▶ **Challenge**
Search the material below for the string "this" and list each line that holds it.

▶ **Stored records**
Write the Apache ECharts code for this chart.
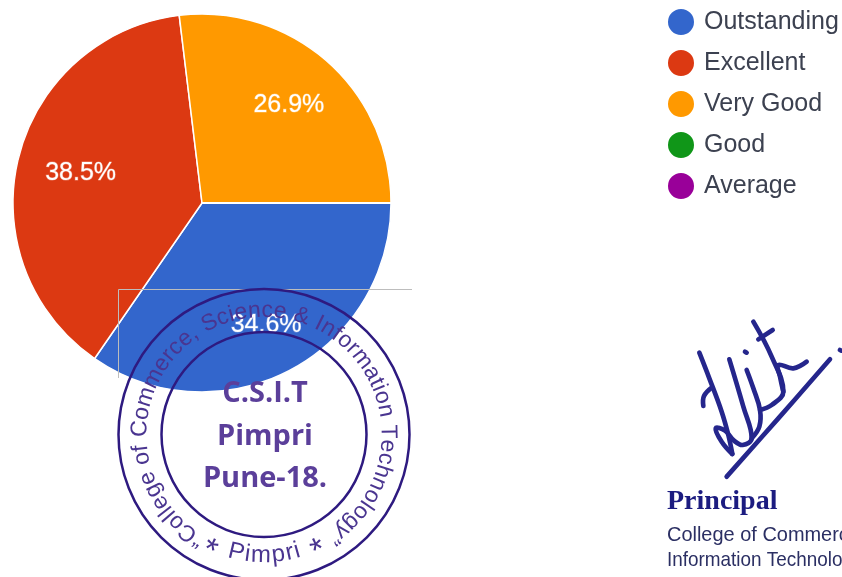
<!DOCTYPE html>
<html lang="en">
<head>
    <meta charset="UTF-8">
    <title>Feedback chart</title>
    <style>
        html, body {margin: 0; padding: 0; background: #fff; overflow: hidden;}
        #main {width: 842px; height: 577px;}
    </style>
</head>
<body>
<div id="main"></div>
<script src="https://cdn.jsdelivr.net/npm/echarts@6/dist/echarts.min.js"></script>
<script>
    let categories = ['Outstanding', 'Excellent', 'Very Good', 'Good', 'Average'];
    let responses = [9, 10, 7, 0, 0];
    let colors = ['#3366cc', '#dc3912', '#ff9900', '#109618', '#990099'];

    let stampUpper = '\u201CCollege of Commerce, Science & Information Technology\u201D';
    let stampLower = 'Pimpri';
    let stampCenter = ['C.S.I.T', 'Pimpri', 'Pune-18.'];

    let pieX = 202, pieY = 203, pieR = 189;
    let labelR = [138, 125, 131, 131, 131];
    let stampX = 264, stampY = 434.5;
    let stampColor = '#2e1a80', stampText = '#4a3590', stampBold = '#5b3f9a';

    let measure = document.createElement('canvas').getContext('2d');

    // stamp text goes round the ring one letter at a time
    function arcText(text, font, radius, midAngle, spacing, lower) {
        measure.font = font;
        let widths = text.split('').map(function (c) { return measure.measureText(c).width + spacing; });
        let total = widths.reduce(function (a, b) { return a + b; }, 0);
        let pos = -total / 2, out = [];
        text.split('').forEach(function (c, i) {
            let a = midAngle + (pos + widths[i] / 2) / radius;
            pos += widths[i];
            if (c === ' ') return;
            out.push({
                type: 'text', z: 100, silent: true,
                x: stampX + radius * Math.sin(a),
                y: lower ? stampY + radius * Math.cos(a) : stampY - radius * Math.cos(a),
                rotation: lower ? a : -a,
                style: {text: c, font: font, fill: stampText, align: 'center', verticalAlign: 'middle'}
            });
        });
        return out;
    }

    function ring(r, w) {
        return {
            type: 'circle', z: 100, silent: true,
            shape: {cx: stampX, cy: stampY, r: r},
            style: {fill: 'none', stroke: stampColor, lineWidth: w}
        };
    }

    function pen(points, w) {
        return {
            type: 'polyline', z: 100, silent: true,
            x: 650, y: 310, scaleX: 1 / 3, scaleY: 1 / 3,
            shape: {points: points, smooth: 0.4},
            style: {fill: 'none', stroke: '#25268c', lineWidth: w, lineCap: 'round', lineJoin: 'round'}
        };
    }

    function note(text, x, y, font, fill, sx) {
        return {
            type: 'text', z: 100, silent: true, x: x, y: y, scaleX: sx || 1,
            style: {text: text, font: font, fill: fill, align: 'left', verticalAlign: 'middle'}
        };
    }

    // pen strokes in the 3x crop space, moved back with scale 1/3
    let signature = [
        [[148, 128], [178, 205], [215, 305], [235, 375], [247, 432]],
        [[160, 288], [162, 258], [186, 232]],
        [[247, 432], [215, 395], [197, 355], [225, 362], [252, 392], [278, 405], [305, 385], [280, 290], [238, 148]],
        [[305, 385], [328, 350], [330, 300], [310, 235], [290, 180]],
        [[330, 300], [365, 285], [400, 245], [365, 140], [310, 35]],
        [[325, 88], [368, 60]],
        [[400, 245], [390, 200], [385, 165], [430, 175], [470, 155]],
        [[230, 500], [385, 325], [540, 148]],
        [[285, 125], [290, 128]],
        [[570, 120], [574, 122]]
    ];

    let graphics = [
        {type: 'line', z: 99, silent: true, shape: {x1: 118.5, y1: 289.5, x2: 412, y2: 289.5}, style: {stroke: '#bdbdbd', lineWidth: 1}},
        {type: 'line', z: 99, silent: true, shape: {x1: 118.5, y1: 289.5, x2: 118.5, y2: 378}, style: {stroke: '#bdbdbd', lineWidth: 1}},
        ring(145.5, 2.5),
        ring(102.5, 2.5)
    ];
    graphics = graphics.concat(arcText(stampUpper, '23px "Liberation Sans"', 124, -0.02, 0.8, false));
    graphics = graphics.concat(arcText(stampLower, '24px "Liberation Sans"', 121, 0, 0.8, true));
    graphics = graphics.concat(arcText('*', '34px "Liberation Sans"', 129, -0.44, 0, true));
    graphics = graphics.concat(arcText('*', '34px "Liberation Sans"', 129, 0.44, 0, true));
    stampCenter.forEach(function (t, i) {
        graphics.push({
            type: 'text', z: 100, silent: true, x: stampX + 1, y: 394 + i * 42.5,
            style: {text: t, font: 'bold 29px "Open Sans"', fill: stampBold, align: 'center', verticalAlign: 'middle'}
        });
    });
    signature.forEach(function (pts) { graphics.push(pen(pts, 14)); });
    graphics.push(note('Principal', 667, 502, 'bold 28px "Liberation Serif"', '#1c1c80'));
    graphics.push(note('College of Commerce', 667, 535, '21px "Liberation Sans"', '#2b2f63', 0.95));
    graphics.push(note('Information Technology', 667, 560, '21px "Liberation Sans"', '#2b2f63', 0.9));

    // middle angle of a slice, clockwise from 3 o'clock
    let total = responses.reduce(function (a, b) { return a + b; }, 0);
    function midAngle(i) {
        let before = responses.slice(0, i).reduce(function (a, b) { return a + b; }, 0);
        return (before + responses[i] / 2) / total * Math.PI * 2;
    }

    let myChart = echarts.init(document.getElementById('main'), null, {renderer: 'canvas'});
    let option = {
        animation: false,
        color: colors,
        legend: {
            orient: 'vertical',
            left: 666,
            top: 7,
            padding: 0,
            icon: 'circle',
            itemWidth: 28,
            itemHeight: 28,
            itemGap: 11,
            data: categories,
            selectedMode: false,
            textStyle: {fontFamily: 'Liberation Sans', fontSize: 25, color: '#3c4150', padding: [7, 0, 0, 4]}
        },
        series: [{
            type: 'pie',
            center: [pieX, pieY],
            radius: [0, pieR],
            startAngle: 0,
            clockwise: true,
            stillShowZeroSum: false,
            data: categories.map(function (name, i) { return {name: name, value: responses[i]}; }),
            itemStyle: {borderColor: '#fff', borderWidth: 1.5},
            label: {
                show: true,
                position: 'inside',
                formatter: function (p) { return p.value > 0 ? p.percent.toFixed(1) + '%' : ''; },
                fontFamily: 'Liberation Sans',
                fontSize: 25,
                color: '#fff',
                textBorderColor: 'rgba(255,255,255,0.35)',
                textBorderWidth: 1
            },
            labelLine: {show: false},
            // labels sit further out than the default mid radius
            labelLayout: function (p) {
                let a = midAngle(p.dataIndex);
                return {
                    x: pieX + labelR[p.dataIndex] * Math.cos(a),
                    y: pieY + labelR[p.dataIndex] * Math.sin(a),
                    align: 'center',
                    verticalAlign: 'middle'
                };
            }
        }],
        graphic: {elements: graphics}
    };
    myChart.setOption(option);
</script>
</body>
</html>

* * *

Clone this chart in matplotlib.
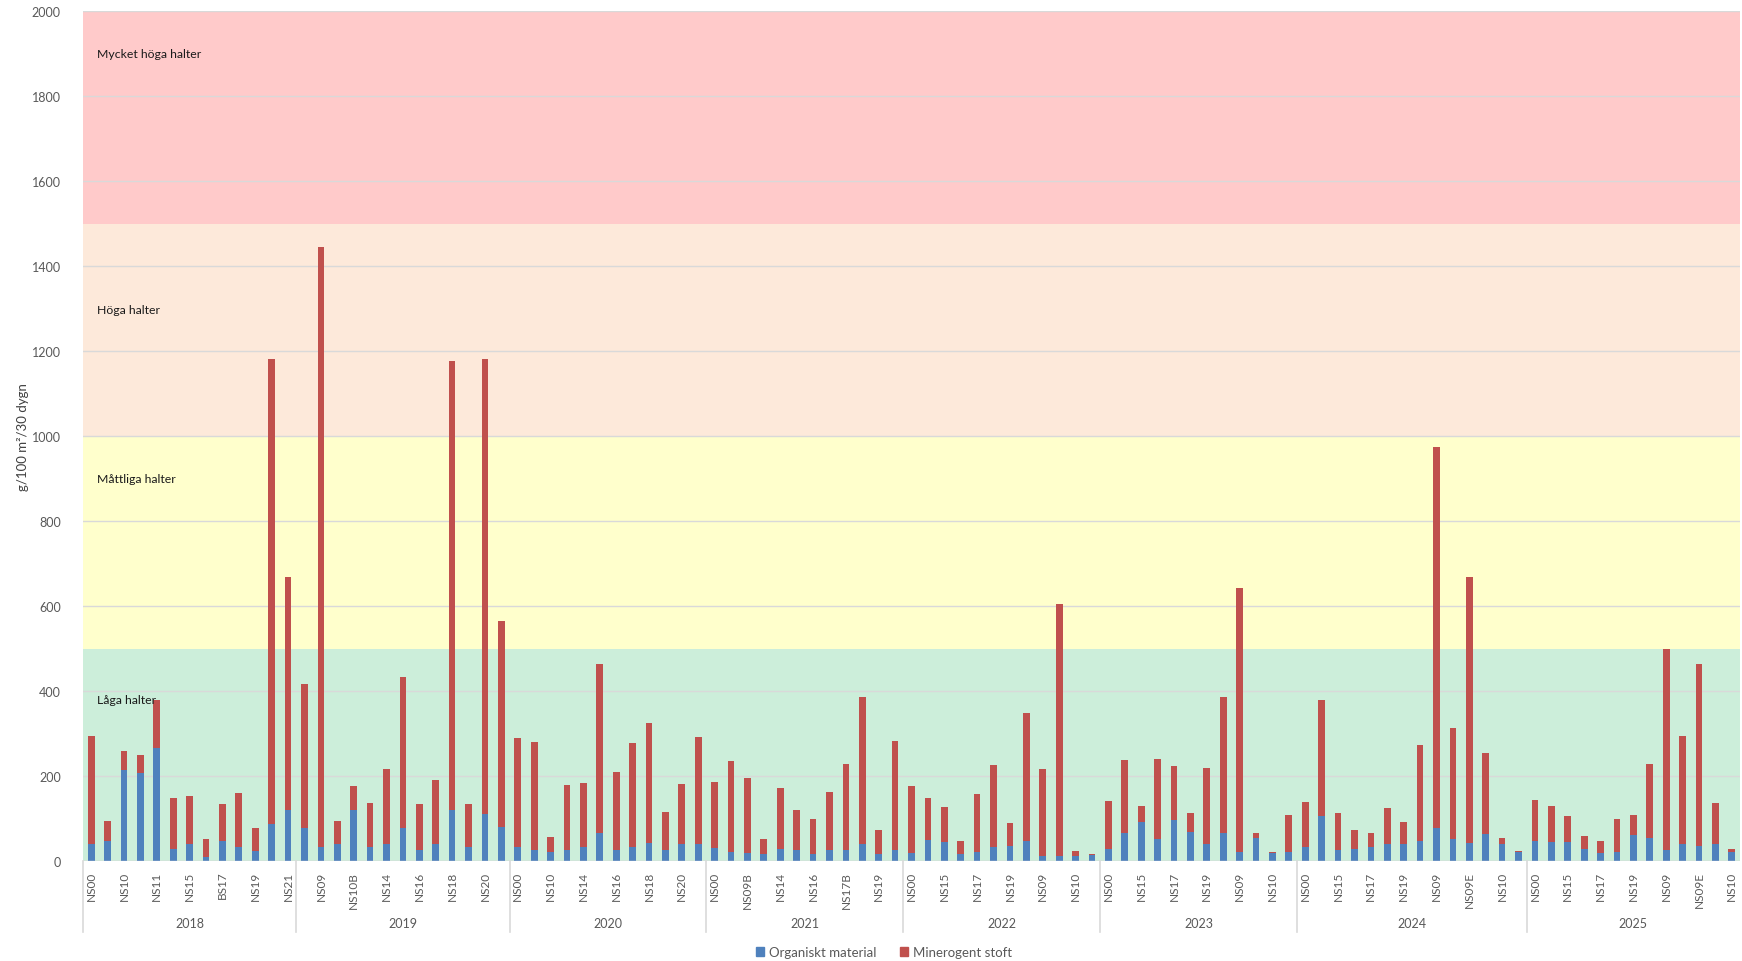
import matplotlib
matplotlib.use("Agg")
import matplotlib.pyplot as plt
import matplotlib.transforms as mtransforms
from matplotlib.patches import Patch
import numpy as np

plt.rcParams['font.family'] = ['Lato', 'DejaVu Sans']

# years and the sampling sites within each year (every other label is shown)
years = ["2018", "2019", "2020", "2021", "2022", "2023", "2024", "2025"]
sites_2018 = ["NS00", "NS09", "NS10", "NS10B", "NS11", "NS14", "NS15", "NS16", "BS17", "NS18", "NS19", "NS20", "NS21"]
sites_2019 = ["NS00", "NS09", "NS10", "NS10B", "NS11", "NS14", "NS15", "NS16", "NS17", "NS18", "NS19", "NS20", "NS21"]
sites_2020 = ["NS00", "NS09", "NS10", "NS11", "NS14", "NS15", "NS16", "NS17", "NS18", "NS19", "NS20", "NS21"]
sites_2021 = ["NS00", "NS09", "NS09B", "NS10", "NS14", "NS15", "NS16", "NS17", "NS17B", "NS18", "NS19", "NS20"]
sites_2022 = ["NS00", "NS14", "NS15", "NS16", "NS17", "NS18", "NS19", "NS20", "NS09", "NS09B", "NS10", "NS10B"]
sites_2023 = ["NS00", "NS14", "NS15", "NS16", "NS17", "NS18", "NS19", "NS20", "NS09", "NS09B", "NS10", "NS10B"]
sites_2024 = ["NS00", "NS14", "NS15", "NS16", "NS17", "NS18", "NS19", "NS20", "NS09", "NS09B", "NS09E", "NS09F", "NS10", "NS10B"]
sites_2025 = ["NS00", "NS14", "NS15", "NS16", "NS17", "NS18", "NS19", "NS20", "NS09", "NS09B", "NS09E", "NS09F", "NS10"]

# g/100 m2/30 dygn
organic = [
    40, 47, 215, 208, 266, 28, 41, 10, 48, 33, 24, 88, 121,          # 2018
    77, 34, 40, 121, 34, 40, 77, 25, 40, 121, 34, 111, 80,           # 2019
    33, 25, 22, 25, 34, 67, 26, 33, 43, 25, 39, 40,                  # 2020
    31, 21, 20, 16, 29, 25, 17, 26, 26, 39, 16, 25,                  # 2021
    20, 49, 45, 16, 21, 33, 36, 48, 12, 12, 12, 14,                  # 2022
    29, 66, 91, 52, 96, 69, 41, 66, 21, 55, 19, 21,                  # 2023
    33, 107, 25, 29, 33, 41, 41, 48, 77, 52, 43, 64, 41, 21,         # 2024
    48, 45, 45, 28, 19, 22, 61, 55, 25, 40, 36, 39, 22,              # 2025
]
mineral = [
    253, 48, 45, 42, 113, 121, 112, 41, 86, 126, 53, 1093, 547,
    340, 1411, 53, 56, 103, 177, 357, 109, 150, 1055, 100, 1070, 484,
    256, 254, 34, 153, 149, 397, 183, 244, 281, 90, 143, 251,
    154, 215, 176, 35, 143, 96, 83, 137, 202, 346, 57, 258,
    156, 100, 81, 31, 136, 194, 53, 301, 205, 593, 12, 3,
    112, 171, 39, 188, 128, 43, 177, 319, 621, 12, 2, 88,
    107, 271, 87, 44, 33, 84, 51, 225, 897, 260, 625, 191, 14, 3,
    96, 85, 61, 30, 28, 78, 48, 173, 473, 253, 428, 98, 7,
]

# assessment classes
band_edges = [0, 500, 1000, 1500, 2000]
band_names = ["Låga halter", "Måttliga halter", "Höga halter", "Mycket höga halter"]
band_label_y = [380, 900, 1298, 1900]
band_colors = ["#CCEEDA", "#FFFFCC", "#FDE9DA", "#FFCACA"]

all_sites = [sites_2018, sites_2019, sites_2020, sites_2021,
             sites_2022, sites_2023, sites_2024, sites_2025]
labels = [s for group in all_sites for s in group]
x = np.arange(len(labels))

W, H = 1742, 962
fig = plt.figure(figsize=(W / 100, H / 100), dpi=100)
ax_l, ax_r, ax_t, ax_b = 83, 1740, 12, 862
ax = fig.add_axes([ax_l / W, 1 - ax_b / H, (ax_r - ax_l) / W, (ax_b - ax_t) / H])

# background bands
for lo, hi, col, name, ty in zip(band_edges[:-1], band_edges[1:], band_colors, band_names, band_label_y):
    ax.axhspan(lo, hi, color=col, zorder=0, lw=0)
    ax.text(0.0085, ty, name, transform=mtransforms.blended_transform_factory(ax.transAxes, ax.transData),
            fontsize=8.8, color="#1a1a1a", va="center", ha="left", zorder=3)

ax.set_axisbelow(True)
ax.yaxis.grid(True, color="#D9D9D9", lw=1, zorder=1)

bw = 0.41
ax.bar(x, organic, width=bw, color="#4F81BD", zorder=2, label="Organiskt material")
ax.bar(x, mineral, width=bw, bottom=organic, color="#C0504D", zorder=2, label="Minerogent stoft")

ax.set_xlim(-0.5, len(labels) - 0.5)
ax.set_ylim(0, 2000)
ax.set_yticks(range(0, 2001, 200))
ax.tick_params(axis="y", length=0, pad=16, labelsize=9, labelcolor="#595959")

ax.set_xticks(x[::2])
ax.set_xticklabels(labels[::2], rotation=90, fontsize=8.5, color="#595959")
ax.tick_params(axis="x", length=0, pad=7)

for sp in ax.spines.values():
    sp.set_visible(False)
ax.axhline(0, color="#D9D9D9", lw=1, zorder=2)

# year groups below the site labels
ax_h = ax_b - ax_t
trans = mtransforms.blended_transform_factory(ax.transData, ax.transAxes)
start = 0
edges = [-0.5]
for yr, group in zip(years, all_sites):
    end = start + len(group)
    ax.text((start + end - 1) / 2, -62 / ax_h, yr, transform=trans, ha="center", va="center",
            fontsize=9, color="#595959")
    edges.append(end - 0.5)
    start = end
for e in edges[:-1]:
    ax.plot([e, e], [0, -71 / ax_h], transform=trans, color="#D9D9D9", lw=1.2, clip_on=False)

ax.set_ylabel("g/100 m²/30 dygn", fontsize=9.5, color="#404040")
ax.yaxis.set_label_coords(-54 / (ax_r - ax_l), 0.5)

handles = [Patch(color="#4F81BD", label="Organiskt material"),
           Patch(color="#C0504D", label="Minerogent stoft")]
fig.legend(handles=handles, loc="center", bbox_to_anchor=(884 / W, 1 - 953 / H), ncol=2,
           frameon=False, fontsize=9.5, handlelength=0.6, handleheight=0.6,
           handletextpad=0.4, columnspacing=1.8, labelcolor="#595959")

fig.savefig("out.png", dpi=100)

---

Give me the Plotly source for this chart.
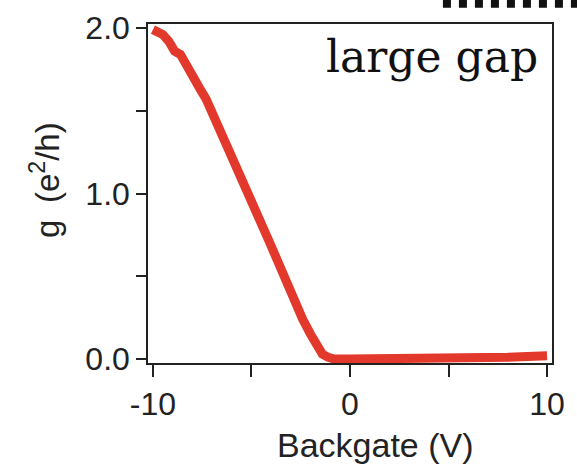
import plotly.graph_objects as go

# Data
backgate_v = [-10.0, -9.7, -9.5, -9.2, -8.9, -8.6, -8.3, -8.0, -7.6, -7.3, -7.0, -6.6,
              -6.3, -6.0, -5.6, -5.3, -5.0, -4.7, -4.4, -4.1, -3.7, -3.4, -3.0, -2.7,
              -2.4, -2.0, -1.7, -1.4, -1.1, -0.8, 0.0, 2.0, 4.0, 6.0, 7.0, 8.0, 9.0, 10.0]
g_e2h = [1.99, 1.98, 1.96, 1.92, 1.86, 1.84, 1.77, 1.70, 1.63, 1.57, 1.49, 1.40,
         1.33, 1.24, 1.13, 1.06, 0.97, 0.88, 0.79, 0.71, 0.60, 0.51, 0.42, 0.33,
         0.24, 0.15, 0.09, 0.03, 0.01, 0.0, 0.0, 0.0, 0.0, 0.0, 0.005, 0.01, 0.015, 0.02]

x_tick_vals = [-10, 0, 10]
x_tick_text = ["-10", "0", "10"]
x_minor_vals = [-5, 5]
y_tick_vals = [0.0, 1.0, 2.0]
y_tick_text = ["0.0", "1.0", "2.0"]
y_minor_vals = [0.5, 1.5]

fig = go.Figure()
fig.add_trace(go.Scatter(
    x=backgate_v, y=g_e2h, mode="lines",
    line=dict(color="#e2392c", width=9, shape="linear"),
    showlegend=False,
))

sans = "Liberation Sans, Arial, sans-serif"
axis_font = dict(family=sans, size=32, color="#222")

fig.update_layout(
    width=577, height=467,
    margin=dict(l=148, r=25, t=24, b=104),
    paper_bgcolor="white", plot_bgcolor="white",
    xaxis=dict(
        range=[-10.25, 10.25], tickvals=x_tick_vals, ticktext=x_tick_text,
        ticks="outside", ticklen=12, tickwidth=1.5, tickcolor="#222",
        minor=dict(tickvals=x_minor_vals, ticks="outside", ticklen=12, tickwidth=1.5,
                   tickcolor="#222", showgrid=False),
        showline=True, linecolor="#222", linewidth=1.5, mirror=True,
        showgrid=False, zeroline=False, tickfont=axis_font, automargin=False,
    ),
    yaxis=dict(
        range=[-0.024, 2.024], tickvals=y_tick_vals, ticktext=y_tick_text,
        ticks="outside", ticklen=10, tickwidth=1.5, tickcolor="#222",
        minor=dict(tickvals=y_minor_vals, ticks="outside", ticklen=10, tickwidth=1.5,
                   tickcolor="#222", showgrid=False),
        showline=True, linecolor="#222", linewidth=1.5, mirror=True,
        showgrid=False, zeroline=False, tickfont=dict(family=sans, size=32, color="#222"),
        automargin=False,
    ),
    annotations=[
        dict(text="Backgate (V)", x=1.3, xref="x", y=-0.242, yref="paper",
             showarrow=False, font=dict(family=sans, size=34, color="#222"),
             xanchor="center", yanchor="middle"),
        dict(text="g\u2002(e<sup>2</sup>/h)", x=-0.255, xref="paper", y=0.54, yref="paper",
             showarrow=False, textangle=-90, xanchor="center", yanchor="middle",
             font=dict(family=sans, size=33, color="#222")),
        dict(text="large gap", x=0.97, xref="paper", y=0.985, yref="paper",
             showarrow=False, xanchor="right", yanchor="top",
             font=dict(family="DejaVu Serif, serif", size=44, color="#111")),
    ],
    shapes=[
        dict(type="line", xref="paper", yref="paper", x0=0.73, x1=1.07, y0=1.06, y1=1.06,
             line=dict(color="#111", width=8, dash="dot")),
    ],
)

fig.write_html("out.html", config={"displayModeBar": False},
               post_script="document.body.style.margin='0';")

▶ **Result of the exercise**
Write the Apache ECharts code for this chart.
Clone this chart in matplotlib.
Give me the Plotly source for this chart.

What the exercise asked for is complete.